Der HSV hat die vergangenen drei Nordderbys gegen Werder Bremen verloren. Am Sonntag soll diese Pleitenserie ein Ende haben.

Hamburg. Rafael van der Vaart wedelte mit den Armen, dirigierte seine Mitspieler und forderte im Training alle Bälle. Der Regisseur des HSV machte mit jeder Bewegung, jedem Pass und jeder Anweisung unmissverständlich klar: Am Sonntag zählt im 98. Nordderby gegen Werder Bremen (15.30 Uhr/Sky und im Liveticker auf abendblatt.de) nur ein Sieg. „Es ist ein ganz besonderes Spiel“, sagte der 29-Jährige, „das Derby ist immens wichtig für den Verein, die Fans, die ganze Stadt.“

Gegen den ewigen Rivalen soll endlich wieder ein Sieg her. Nach so langer Zeit. 0:2, 1:3, 0:2 - eine Zahlenkombination die in Hamburg blanken Horror auslöst. Denn der HSV hat die letzten drei Duelle mit den Grün-Weißen aus der „verbotenen Stadt“ allesamt verloren. Insgesamt gewann Werder bisher 34 Partien, der HSV 30. Nun droht sogar eine historische Schmach. Vier Pleiten in Serie kassierten die Hamburger zuletzt in den 60er Jahren. „Wir müssen Werder von Beginn an wehtun und dürfen keine Angst haben“, sagte van der Vaart, „wenn wir Vollgas geben, können wir gut kicken.“

Der Superstar wirkte nach dem Hype um das Ehe-Aus mit Gattin Sylvie und der überstandenen Oberschenkelzerrung wieder locker und gelöst - aber voll konzentriert.
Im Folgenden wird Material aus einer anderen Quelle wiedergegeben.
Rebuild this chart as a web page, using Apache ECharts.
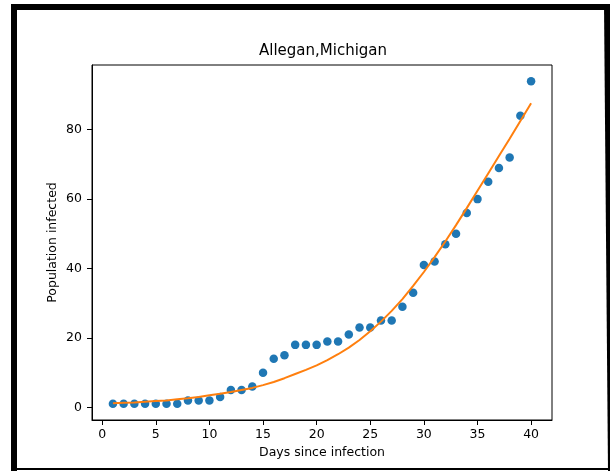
<!DOCTYPE html>
<html>
<head>
<meta charset="utf-8">
<script src="https://cdn.jsdelivr.net/npm/echarts@6/dist/echarts.min.js"></script>
<style>
html,body{margin:0;padding:0;background:#fff;}
#c{width:610px;height:471px;}
</style>
</head>
<body>
<div id="c"></div>
<script>
const titleText = 'Allegan,Michigan';
const xName = 'Days since infection';
const yName = 'Population infected';
const days = [1,2,3,4,5,6,7,8,9,10,11,12,13,14,15,16,17,18,19,20,21,22,23,24,25,26,27,28,29,30,31,32,33,34,35,36,37,38,39,40];
const infected = [1,1,1,1,1,1,1,2,2,2,3,5,5,6,10,14,15,18,18,18,19,19,21,23,23,25,25,29,33,41,42,47,50,56,60,65,69,72,84,94];
const fitted = [1.2,1.3,1.4,1.6,1.8,2.0,2.3,2.6,3.0,3.5,3.9,4.4,5.0,5.6,6.4,7.3,8.4,9.6,10.8,12.1,13.6,15.3,17.2,19.4,21.9,24.7,27.8,31.2,35.0,39.0,43.3,47.8,52.5,57.4,62.4,67.4,72.4,77.4,82.5,87.6];
const xTicks = [0,5,10,15,20,25,30,35,40];
const yTicks = [0,20,40,60,80];

const font = 'DejaVu Sans';
const chart = echarts.init(document.getElementById('c'), null, {renderer:'canvas'});
chart.setOption({
  backgroundColor:'#fff',
  animation:false,
  title:{
    text:titleText, left:318, top:39, textAlign:'center',
    textStyle:{fontFamily:font, fontSize:15, fontWeight:'normal', color:'#000'}
  },
  grid:{left:92, right:58, top:65, bottom:51, show:true, borderColor:'#000', borderWidth:1, containLabel:false, outerBoundsMode:'none'},
  xAxis:{
    type:'value', min:-0.95, max:41.95,
    name:xName, nameLocation:'middle', nameGap:26, nameMoveOverlap:false,
    nameTextStyle:{fontFamily:font, fontSize:12.5, color:'#000'},
    axisLine:{show:true, onZero:false, lineStyle:{color:'#000', width:1}},
    axisTick:{show:true, customValues:xTicks, length:5, lineStyle:{color:'#000'}},
    axisLabel:{customValues:xTicks, margin:8, fontFamily:font, fontSize:12.5, color:'#000'},
    splitLine:{show:false}
  },
  yAxis:{
    type:'value', min:-3.65, max:98.65,
    name:yName, nameLocation:'middle', nameGap:33, nameRotate:90, nameMoveOverlap:false,
    nameTextStyle:{fontFamily:font, fontSize:12.5, color:'#000'},
    axisLine:{show:true, onZero:false, lineStyle:{color:'#000', width:1}},
    axisTick:{show:true, customValues:yTicks, length:5, lineStyle:{color:'#000'}},
    axisLabel:{customValues:yTicks, margin:10, fontFamily:font, fontSize:12.5, color:'#000'},
    splitLine:{show:false}
  },
  series:[
    {type:'scatter', data:days.map((d,i)=>[d, infected[i]]), symbolSize:8.5,
     itemStyle:{color:'#1f77b4', opacity:1}, z:2},
    {type:'line', data:days.map((d,i)=>[d, fitted[i]]), showSymbol:false, symbol:'none', smooth:false,
     lineStyle:{color:'#ff7f0e', width:2}, z:3}
  ],
  graphic:[
    {type:'rect', shape:{x:11, y:4, width:599, height:6}, style:{fill:'#000'}, z:100},
    {type:'rect', shape:{x:11, y:4, width:6, height:467}, style:{fill:'#000'}, z:100},
    {type:'polygon', shape:{points:[[604,4],[610,4],[610,471],[608,471]]}, style:{fill:'#000'}, z:100},
    {type:'rect', shape:{x:11, y:468, width:599, height:2}, style:{fill:'#000'}, z:100}
  ]
});
</script>
</body>
</html>
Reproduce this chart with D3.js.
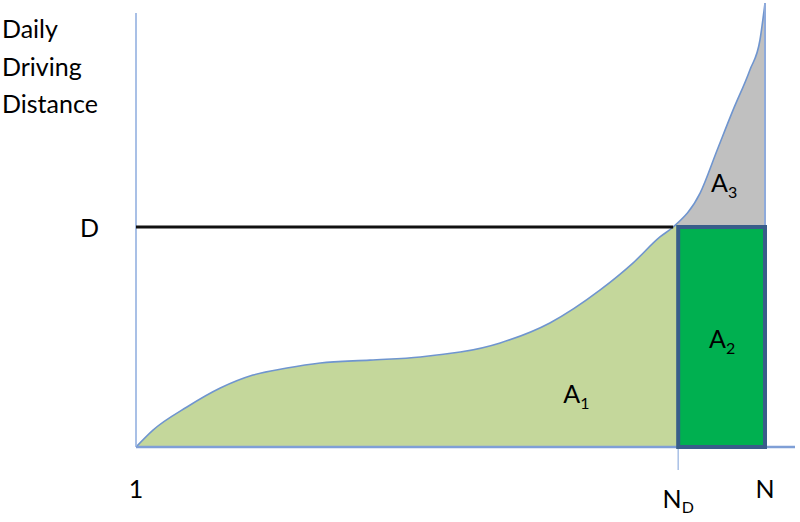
<!DOCTYPE html>
<html><head><meta charset="utf-8">
<script src="https://cdn.jsdelivr.net/npm/d3@7"></script>
<style>body{margin:0;background:#fff}svg{display:block}text{font-family:Lato,"Open Sans",sans-serif;fill:#000}</style>
</head><body><svg id="c" width="800" height="522"></svg>
<script>
// data: vehicles ranked (0..100 = 1..N) vs daily driving distance (D = 100)
const curveX = [0, 2.7, 8.1, 13.4, 18.6, 24.0, 29.3, 37.2, 45.2, 57.9, 65.8, 73.8, 79.0, 83.3, 85.4, 89.7, 92.4, 94.9, 97.6, 99.2, 100];
const curveY = [0, 7.7, 18.2, 26.8, 32.7, 35.9, 38.2, 39.5, 40.9, 47.3, 56.4, 71.4, 83.6, 95.5, 100, 115.5, 135, 153, 171.4, 185, 201.8];
const D = 100;
const ND = 86.2;
const crossX = 85.4;
const yLabel = ["Daily", "Driving", "Distance"];
const xLabels = [{t:"1", v:0}, {t:"N", sub:"D", v:ND}, {t:"N", v:100}];
const areaLabels = [{t:"A", sub:"1", x:70, y:20}, {t:"A", sub:"2", x:93.2, y:45}, {t:"A", sub:"3", x:93.5, y:116}];

const svg = d3.select("#c");
const x = d3.scaleLinear().domain([0,100]).range([136,765]);
const y = d3.scaleLinear().domain([0,100]).range([447,227]);
const pts = curveX.map((v,i)=>[v, curveY[i]]);

const defs = svg.append("defs");
defs.append("clipPath").attr("id","clipG").append("rect")
  .attr("x", x(0)).attr("y", 0).attr("width", x(ND)-x(0)).attr("height", y(0));
defs.append("clipPath").attr("id","clipA3").append("rect")
  .attr("x", x(crossX)).attr("y", 0).attr("width", x(100)-x(crossX)).attr("height", y(D));

const area = d3.area().x(d=>x(d[0])).y0(y(0)).y1(d=>y(d[1])).curve(d3.curveMonotoneX);
const line = d3.line().x(d=>x(d[0])).y(d=>y(d[1])).curve(d3.curveMonotoneX);

svg.append("path").attr("d", area(pts)).attr("fill","#c0c0c0").attr("clip-path","url(#clipA3)");
svg.append("path").attr("d", area(pts)).attr("fill","#c4d79b").attr("clip-path","url(#clipG)");
svg.append("path").attr("d", line(pts)).attr("fill","none").attr("stroke","#6f95cf").attr("stroke-width",1.6);

// axes
svg.append("line").attr("x1",x(0)).attr("x2",x(0)).attr("y1",13).attr("y2",y(0)).attr("stroke","#a9c0e6").attr("stroke-width",2);
svg.append("line").attr("x1",x(100)).attr("x2",x(100)).attr("y1",3).attr("y2",y(0)).attr("stroke","#8eaadb").attr("stroke-width",2);
svg.append("line").attr("x1",x(0)).attr("x2",795).attr("y1",y(0)).attr("y2",y(0)).attr("stroke","#7f9fd6").attr("stroke-width",2.5);
svg.append("line").attr("x1",x(ND)).attr("x2",x(ND)).attr("y1",y(0)).attr("y2",470).attr("stroke","#a9c0e6").attr("stroke-width",1.5);

// D line
svg.append("line").attr("x1",x(0)).attr("x2",x(crossX)).attr("y1",y(D)).attr("y2",y(D)).attr("stroke","#111").attr("stroke-width",3);

// rectangle A2
svg.append("rect").attr("x",x(ND)).attr("y",y(D)).attr("width",x(100)-x(ND)).attr("height",y(0)-y(D))
  .attr("fill","#00b050").attr("stroke","#385d8a").attr("stroke-width",4);

// text
yLabel.forEach((t,i)=>svg.append("text").attr("x",2).attr("y",38+i*37.5).attr("font-size",25).text(t));
svg.append("text").attr("x",80).attr("y",237).attr("font-size",25).text("D");
xLabels.forEach(l=>{
  const t = svg.append("text").attr("x",x(l.v)).attr("y", l.sub?508:498).attr("font-size",25).attr("text-anchor","middle");
  t.append("tspan").text(l.t);
  if(l.sub) t.append("tspan").attr("font-size",16).attr("dy",5).text(l.sub);
});
areaLabels.forEach(l=>{
  const t = svg.append("text").attr("x",x(l.x)).attr("y",y(l.y)).attr("font-size",25).attr("text-anchor","middle");
  t.append("tspan").text(l.t);
  t.append("tspan").attr("font-size",16).attr("dy",6).text(l.sub);
});
</script></body></html>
Mit seinen Pässen will der Regisseur Werder vor vollem Haus unbedingt Schmerzen zufügen: „Ich fühle mich von Tag zu Tag besser. Das Vertrauen kommt zurück. Wir sind im Moment besser als Werder.“ Und die Gelegenheit zur Wiedergutmachung für die letzten Pleiten scheint günstig - Werder taumelt nach dem Debakel gegen Borussia Dortmund zum Rückrundenauftakt (0:5).

Einer Krisensitzung zu Wochenbeginn folgte auch noch ein Trainingszoff unter den Spielern. Doch HSV-Trainer Thorsten Fink glaubt nicht, dass es „uns das einfacher macht“. Trotzdem fordert der 45-Jährige in dem Prestige-Duell einen Sieg seiner Mannschaft und schielt weiter auf die oberen Tabellenplätze: „Es geht auch darum, dass wir uns oben festsetzen.“ Mit einem Sieg könnte der HSV bis auf den sechsten Platz vorrücken. Allerdings ist Werder gegen den HSV längst kein Spitzenspiel mehr wie früher, sondern ein regionales Ereignis. Nüchtern betrachtet, empfängt der Neunte den Zwölften. Aber für die Fans ist die Partie immer noch ein Top-Duell, dem sie über Wochen entgegenfiebern. „Jeder muss wissen, was dieses Spiel für die Region bedeutet“, sagte Fink.

Der Erfolgsdruck in Hamburg ist für den Trainer mittlerweile enorm. Weil den Hanseaten zum dritten Mal in Serie ein Millionen-Minus in der Bilanz droht, müssen die Einnahmen erhöht werden. Und das geht am besten über eine Europapokal-Teilnahme - sonst müsste wohl noch rigider gespart werden als ohnehin schon. Oder es müssten Stars wie Angreifer Heung Min Son verkauft werden. „Natürlich will man seine besten Spieler behalten, aber im Fußballgeschäft gibt es Momente, wo andere Dinge hineinspielen“, sagte Fink, der auch seine ganz persönliche Bilanz gegen Werder aufpolieren will. Keines seiner letzten sieben Bundesliga-Spiele gegen Bremen (fünf als Spieler und zwei als HSV-Trainer) konnte Fink gewinnen. „Ich möchte auch mal ein Derby gewinnen“, sagte er. Bei dem Ringen um die Vorherrschaft im Norden hofft er auf seinen Star im Mittelfeld. Und van der Vaart ist mindestens genauso heiß auf das Derby wie Fink.